Commenting on the growing ecological crisis, the Report
laments that the modern church has stressed saving people at the expense of
concern for the created world. The writers then make what is in my view a
remarkable statement: "To the extent that the Church has responded to this
situation by accepting it and focusing its message exclusively on God as
saviour, it has made a serious mistake, since it is dubious whether belief in
God as saviour can long retain its existential reality where belief in God as
creator is weak." [51-52]. I find remarkable because this is in effect exactly
what the Report does. The writers, having comprehensively dismissed the
traditional doctrine of creation, replace it with one that has no need for a
Creator at all. The Almighty Creator of the Universe is reduced to no more than
a projection of an over active imagination.
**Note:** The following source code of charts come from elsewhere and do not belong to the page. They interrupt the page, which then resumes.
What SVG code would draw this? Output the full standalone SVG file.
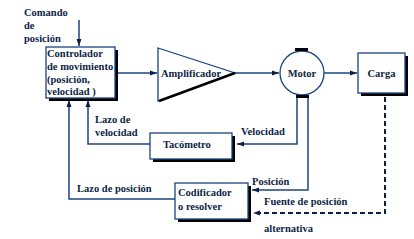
<svg xmlns="http://www.w3.org/2000/svg" width="414" height="239" viewBox="0 0 414 239" font-family="Liberation Serif, Times New Roman, serif">
<style>
text{font-size:10.5px;font-weight:bold;fill:#0d1f45}
.ln{fill:none;stroke:#1b4482;stroke-width:1.5}
.box{fill:#fff;stroke:#1b4482;stroke-width:1.3}
.sh{fill:#000}
.dash{fill:none;stroke:#0d1f45;stroke-width:2;stroke-dasharray:5,3}
</style>
<defs>
<marker id="ah" markerWidth="8" markerHeight="6" refX="7" refY="3" orient="auto" markerUnits="userSpaceOnUse">
<path d="M0,0.5 L7,3 L0,5.5 z" fill="#0d1f45"/>
</marker>
</defs>
<rect width="414" height="239" fill="#fff"/>
<g id="connectors">
<polyline class="ln" points="79,20 79,46" marker-end="url(#ah)"/>
<polyline class="ln" points="118,73 157,73" marker-end="url(#ah)"/>
<polyline class="ln" points="235,73 279,73" marker-end="url(#ah)"/>
<polyline class="ln" points="324,73 357,73" marker-end="url(#ah)"/>
<polyline class="ln" points="297,98 297,144 237,144" marker-end="url(#ah)"/>
<polyline class="ln" points="308,98 308,190 252,190" marker-end="url(#ah)"/>
<polyline class="dash" points="385,97 385,213 253,213" marker-end="url(#ah)"/>
<polyline class="ln" points="150,144 88,144 88,100" marker-end="url(#ah)"/>
<polyline class="ln" points="175,199 69,199 69,100" marker-end="url(#ah)"/>
</g>
<g id="comando">
<text x="24" y="16">Comando</text>
<text x="24" y="29">de</text>
<text x="24" y="42">posición</text>
</g>
<g id="controlador">
<rect class="sh" x="49" y="50" width="69" height="51"/>
<rect class="box" x="46" y="47" width="69" height="51"/>
<text x="47" y="57">Controlador</text>
<text x="47" y="70">de movimiento</text>
<text x="47" y="83">(posición,</text>
<text x="47" y="95">velocidad )</text>
</g>
<g id="amplificador">
<polygon points="158,48 235,73 158,101" fill="#fff" stroke="#1b4482" stroke-width="1.3"/>
<line x1="159" y1="101" x2="235" y2="73" stroke="#000" stroke-width="2.5"/>
<text x="161" y="77">Amplificador</text>
</g>
<g id="motor">
<circle cx="302" cy="73" r="22" fill="#fff" stroke="#1b4482" stroke-width="1.3"/>
<rect class="sh" x="295" y="48" width="13" height="3"/>
<rect class="sh" x="296" y="95" width="13" height="3"/>
<text x="302" y="77" text-anchor="middle">Motor</text>
</g>
<g id="carga">
<rect class="sh" x="361" y="56" width="47" height="40"/>
<rect class="box" x="358" y="53" width="47" height="40"/>
<text x="381.5" y="77" text-anchor="middle">Carga</text>
</g>
<g id="tacometro">
<rect class="sh" x="153" y="136" width="82" height="26"/>
<rect class="box" x="150" y="133" width="82" height="26"/>
<text x="163" y="148">Tacómetro</text>
</g>
<g id="codificador">
<rect class="sh" x="178" y="186" width="73" height="36"/>
<rect class="box" x="175" y="183" width="73" height="36"/>
<text x="178" y="196">Codificador</text>
<text x="178" y="210">o resolver</text>
</g>
<g id="labels">
<text x="241" y="135">Velocidad</text>
<text x="95" y="123">Lazo de</text>
<text x="95" y="136">velocidad</text>
<text x="252" y="185">Posición</text>
<text x="264" y="205">Fuente de posición</text>
<text x="264" y="232">alternativa</text>
<text x="77" y="192">Lazo de posición</text>
</g>
</svg>
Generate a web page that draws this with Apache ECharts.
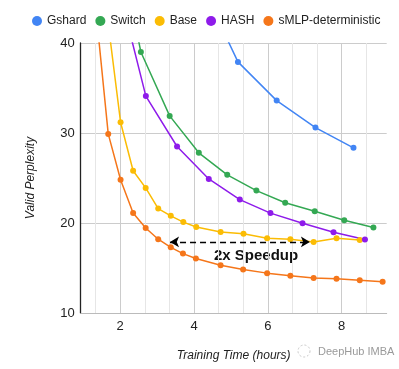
<!DOCTYPE html>
<html>
<head>
<meta charset="utf-8">
<script src="https://cdn.jsdelivr.net/npm/echarts@6/dist/echarts.min.js"></script>
<style>html,body{margin:0;padding:0;background:#fff;}#c{width:399px;height:369px;}</style>
</head>
<body>
<div id="c"></div>
<script>
var seriesNames = ['Gshard', 'Switch', 'Base', 'HASH', 'sMLP-deterministic'];
var seriesColors = ['#4285F4', '#34A853', '#FBBC04', '#8E1BEA', '#F5761A'];

var gshard = [[4.14, 47], [5.19, 37.9], [6.24, 33.6], [7.29, 30.6], [8.32, 28.35]];
var switchData = [[1.77, 55], [2.56, 39.0], [3.34, 31.9], [4.13, 27.8], [4.90, 25.35], [5.69, 23.6], [6.47, 22.25], [7.27, 21.3], [8.07, 20.3], [8.86, 19.5]];
var base = [[1.68, 42], [2.01, 31.2], [2.35, 25.8], [2.69, 23.9], [3.03, 21.6], [3.37, 20.8], [3.71, 20.1], [4.06, 19.55], [4.72, 19.0], [5.34, 18.8], [5.98, 18.3], [6.61, 18.2], [7.24, 17.9], [7.86, 18.3], [8.49, 18.1]];
var hash = [[1.85, 47.9], [2.695, 34.1], [3.54, 28.5], [4.40, 24.9], [5.24, 22.6], [6.07, 21.1], [6.94, 19.97], [7.78, 18.97], [8.63, 18.16]];
var smlp = [[1.34, 43.7], [1.676, 29.9], [2.01, 24.8], [2.35, 21.1], [2.69, 19.45], [3.03, 18.2], [3.37, 17.3], [3.70, 16.6], [4.05, 16.05], [4.72, 15.3], [5.33, 14.84], [5.98, 14.43], [6.61, 14.13], [7.24, 13.9], [7.86, 13.8], [8.49, 13.65], [9.11, 13.47]];

var xMajorTicks = [2, 4, 6, 8];
var xMinorTicks = [1.3333, 2.6667, 3.3333, 4.6667, 5.3333, 6.6667, 7.3333, 8.6667];
var speedupArrow = [[3.35, 17.9], [7.14, 17.9]];
var annotationText = '2x Speedup';

var allData = [gshard, switchData, base, hash, smlp];
var FONT = 'Liberation Sans, Arial, sans-serif';

var series = seriesNames.map(function (n, i) {
  return {
    name: n,
    type: 'line',
    xAxisIndex: 0,
    data: allData[i],
    symbol: 'circle',
    symbolSize: 6,
    showSymbol: true,
    clip: true,
    lineStyle: { width: 1.5, color: seriesColors[i] },
    itemStyle: { color: seriesColors[i] },
    emphasis: { disabled: true },
    z: 3
  };
});
series[4].markLine = {
  silent: true,
  symbol: ['arrow', 'arrow'],
  symbolSize: [8, 9],
  lineStyle: { type: [6, 4], color: '#000', width: 1.4 },
  label: { show: false },
  data: [[{ coord: speedupArrow[0] }, { coord: speedupArrow[1] }]]
};

var chart = echarts.init(document.getElementById('c'), null, { renderer: 'canvas' });
chart.setOption({
  animation: false,
  backgroundColor: '#fff',
  textStyle: { fontFamily: FONT },
  legend: {
    data: seriesNames,
    left: 27,
    top: 10,
    width: 380,
    orient: 'horizontal',
    icon: 'circle',
    itemWidth: 10,
    itemHeight: 10,
    itemGap: 9,
    textStyle: { fontSize: 12, color: '#222', fontFamily: FONT }
  },
  grid: { left: 80.7, right: 12.3, top: 43, bottom: 56, containLabel: false },
  xAxis: [{
    type: 'value',
    min: 0.93,
    max: 9.22,
    name: 'Training Time (hours)',
    nameLocation: 'middle',
    nameGap: 37,
    nameTextStyle: { fontStyle: 'italic', fontSize: 12, color: '#222', fontFamily: FONT },
    axisLine: { show: true, onZero: false, lineStyle: { color: '#bbb', width: 1 } },
    axisTick: { show: false, customValues: xMajorTicks },
    axisLabel: { customValues: xMajorTicks, fontSize: 13, color: '#222', margin: 7, fontFamily: FONT },
    splitLine: { show: true, lineStyle: { color: '#cccccc', width: 1 } }
  }, {
    type: 'value',
    min: 0.93,
    max: 9.22,
    position: 'bottom',
    axisLine: { show: false },
    axisTick: { show: false, customValues: xMinorTicks },
    axisLabel: { show: false },
    splitLine: { show: true, lineStyle: { color: '#e6e6e6', width: 1 } }
  }],
  yAxis: {
    type: 'value',
    min: 10,
    max: 40,
    interval: 10,
    name: 'Valid Perplexity',
    nameLocation: 'middle',
    nameGap: 44,
    nameTextStyle: { fontStyle: 'italic', fontSize: 12, color: '#222', fontFamily: FONT },
    axisLine: { show: true, lineStyle: { color: '#222', width: 1.3 } },
    axisTick: { show: false },
    axisLabel: { fontSize: 13, color: '#222', margin: 6, fontFamily: FONT },
    splitLine: { show: true, lineStyle: { color: '#cccccc', width: 1 } }
  },
  series: series,
  graphic: [{
    type: 'text',
    left: 214,
    top: 248,
    silent: true,
    style: { text: annotationText, fontSize: 15, fontWeight: 'bold', fill: '#111', fontFamily: FONT }
  }, {
    type: 'circle',
    shape: { cx: 304, cy: 351, r: 6 },
    silent: true,
    style: { fill: 'none', stroke: '#c8c8c8', lineWidth: 1, lineDash: [2, 2] }
  }, {
    type: 'text',
    left: 318,
    top: 346,
    silent: true,
    style: { text: 'DeepHub IMBA', fontSize: 11, fill: '#9a9a9a', fontFamily: FONT }
  }]
});
</script>
</body>
</html>
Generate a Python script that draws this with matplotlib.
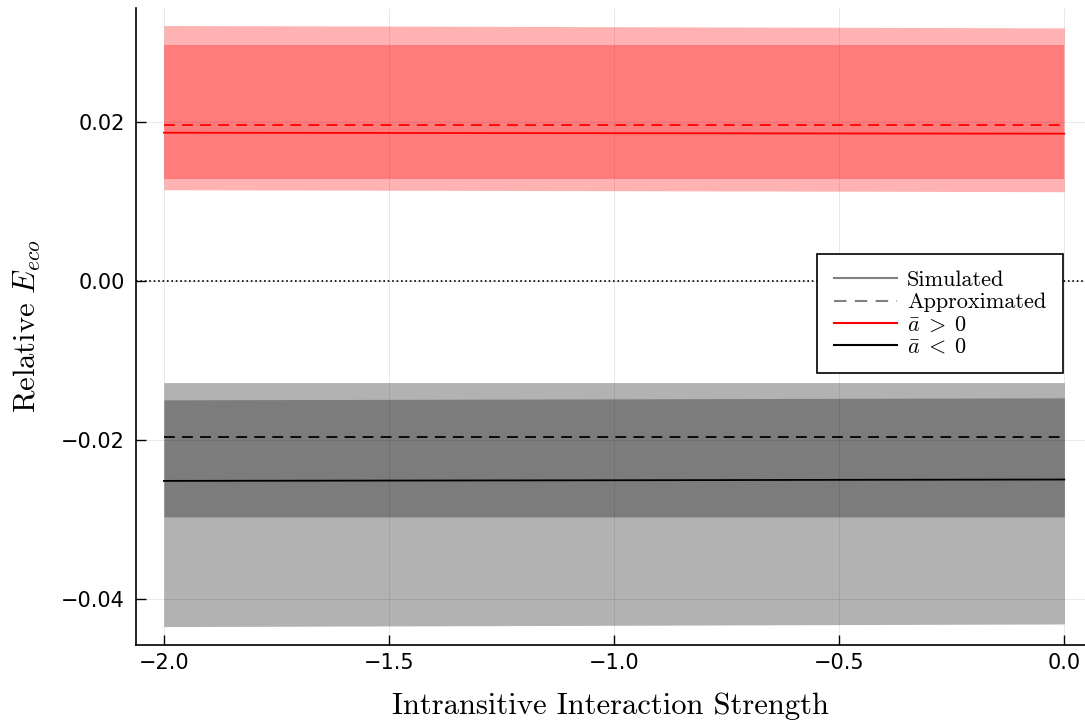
import numpy as np
import matplotlib
matplotlib.use("Agg")
import matplotlib.pyplot as plt
from matplotlib.lines import Line2D

plt.rcParams['mathtext.fontset'] = 'cm'

# intransitive interaction strength
x = [-2.0, -1.5, -1.0, -0.5, 0.0]

# a_bar > 0 (red)
pos_sim = [0.01862, 0.01859, 0.01856, 0.01853, 0.0185]
pos_approx = [0.0196, 0.0196, 0.0196, 0.0196, 0.0196]
pos_outer_lo = [0.01145, 0.01139, 0.01133, 0.01127, 0.0112]
pos_outer_hi = [0.0321, 0.03203, 0.03195, 0.03188, 0.0318]
pos_inner_lo = [0.01283, 0.01283, 0.01283, 0.01283, 0.01283]
pos_inner_hi = [0.0297, 0.0297, 0.0297, 0.0297, 0.0297]

# a_bar < 0 (black)
neg_sim = [-0.02516, -0.02512, -0.02508, -0.02503, -0.02499]
neg_approx = [-0.01962, -0.01962, -0.01962, -0.01962, -0.01962]
neg_outer_lo = [-0.04348, -0.0434, -0.04332, -0.04323, -0.04315]
neg_outer_hi = [-0.0128, -0.0128, -0.0128, -0.0128, -0.0128]
neg_inner_lo = [-0.02969, -0.02969, -0.02969, -0.02969, -0.02969]
neg_inner_hi = [-0.01497, -0.01491, -0.01485, -0.01478, -0.01472]

fig = plt.figure(figsize=(10.85, 7.22), dpi=100)
ax = fig.add_axes([0.1253, 0.1066, 0.8747, 0.8823])

ax.fill_between(x, pos_outer_lo, pos_outer_hi, color='red', alpha=0.3, lw=0)
ax.fill_between(x, pos_inner_lo, pos_inner_hi, color='red', alpha=0.3, lw=0)
ax.fill_between(x, neg_outer_lo, neg_outer_hi, color='black', alpha=0.3, lw=0)
ax.fill_between(x, neg_inner_lo, neg_inner_hi, color='black', alpha=0.3, lw=0)

ax.plot(x, pos_sim, color='red', lw=1.3)
ax.plot(x, pos_approx, color='red', lw=1.3, ls=(0, (6, 4)))
ax.plot(x, neg_sim, color='black', lw=1.3)
ax.plot(x, neg_approx, color='black', lw=1.3, ls=(0, (6, 4)))
ax.axhline(0, color='black', lw=1.2, ls=':')

ax.set_xlim(-2.062, 0.046)
ax.set_ylim(-0.0458, 0.0343)
ax.set_xticks([-2.0, -1.5, -1.0, -0.5, 0.0])
ax.set_xticklabels(['\u22122.0', '\u22121.5', '\u22121.0', '\u22120.5', '0.0'])
ax.set_yticks([-0.04, -0.02, 0.0, 0.02])
ax.set_yticklabels(['\u22120.04', '\u22120.02', '0.00', '0.02'])
ax.grid(True, color='black', alpha=0.1, lw=0.6)
ax.set_axisbelow(True)
ax.tick_params(direction='in', length=7, width=1, labelsize=15, pad=8)
ax.tick_params(axis='x', pad=6)
for s in ['top', 'right']:
    ax.spines[s].set_visible(False)
for s in ['left', 'bottom']:
    ax.spines[s].set_linewidth(1.2)

ax.set_xlabel('Intransitive Interaction Strength', fontsize=22, family='cmr10', labelpad=14)
ax.set_ylabel(r'Relative $E_{eco}$', fontsize=22, family='cmr10', labelpad=13)

handles = [
    Line2D([], [], color='gray', lw=1.5),
    Line2D([], [], color='gray', lw=1.5, ls=(0, (6, 4))),
    Line2D([], [], color='red', lw=1.5),
    Line2D([], [], color='black', lw=1.5),
]
labels = ['Simulated', 'Approximated', r'$\bar{a}\;>\;0$', r'$\bar{a}\;<\;0$']
leg = ax.legend(handles, labels, loc='upper left', bbox_to_anchor=(0.7176, 0.614),
                borderaxespad=0, prop={'family': 'cmr10', 'size': 16},
                handlelength=2.85, fancybox=False, framealpha=1, edgecolor='black',
                borderpad=0.75, labelspacing=0.12, handletextpad=0.45)
leg.get_frame().set_linewidth(1.2)

fig.savefig('out.png', dpi=100)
The unbeliever could not be blamed
for rejecting the idea of God liberating the world from its bondage to decay as
being mere wishful thinking. Perhaps believers dont even have this to
look forward to, if a more highly evolved species replaces us! Creationists
would wholeheartedly agree that "...it is dubious whether belief in God as
saviour can long retain its existential reality where belief in God as creator
is weak." If this Report accurately represents the new doctrine of creation of
the established church in England then it would appear by its own admission
that this churchs days are numbered. It is fortunate that not everyone in
the Church of England believes what the Doctrine Committee says!